A year later OAG released a patriotic-themed single, Merdayka, which they had debuted live on Ikon Malaysia a year earlier. While Radhi released a solo single Infiniti under the stage name Radhi-O, the rest of the band established a new band, OrAnG, named after their 2006 album, though without releasing any new material. During this time, Radhi received nationwide attention related to his unstable marriage and struggles with drug addiction.

===2012–2013===
In 2012, Radhi recruited new musicians for OAG, selected from among the students of Akademi Seni Budaya dan Warisan Kebangsaan (National Academy of Cultural and Heritage Arts). The new line-up consists of Azzam (drums), Muhamad Nizam (guitar - since 2005), Nazrin Zabidi (bass guitar/backing vocals), and Izmer Khasbullah (keyboard/backing vocals). Radhi defines OAG's new music as aslinatif, a combination of muzik asli or traditional music and alternative.

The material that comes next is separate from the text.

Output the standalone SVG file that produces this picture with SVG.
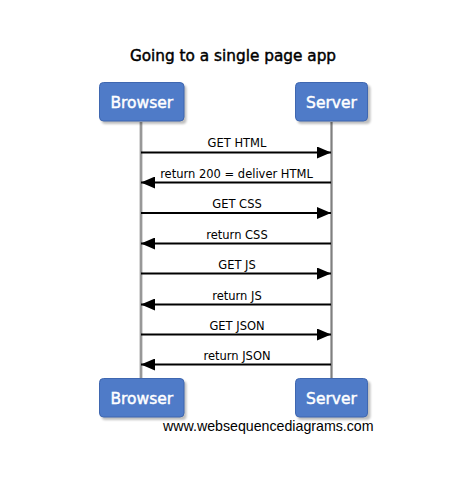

Shortly after their reunion, they released the soundtrack and theme song to the TV series, Friday I'm in Love, followed by singles Si Pengasih Muda and Di Bawah Tanah Ayer.

===2014–present===
In 2014, OAG returned with several new members, including original drummer Qi Razali, Nizam Norani (guitar) and Nazrin (bass guitar). Radhi hired a new guitarist in 2017, Ammal. OAG then released the English-language single Snowball in 2017, and Infiniti in late 2018.

On 25 December 2022, the band performed a 30th anniversary concert. The next month, on 13 January 2023, Qi Razali announced his departure from the band, leaving Radhi as the band's last remaining founding member. On 26 January, Ammal announced his departure.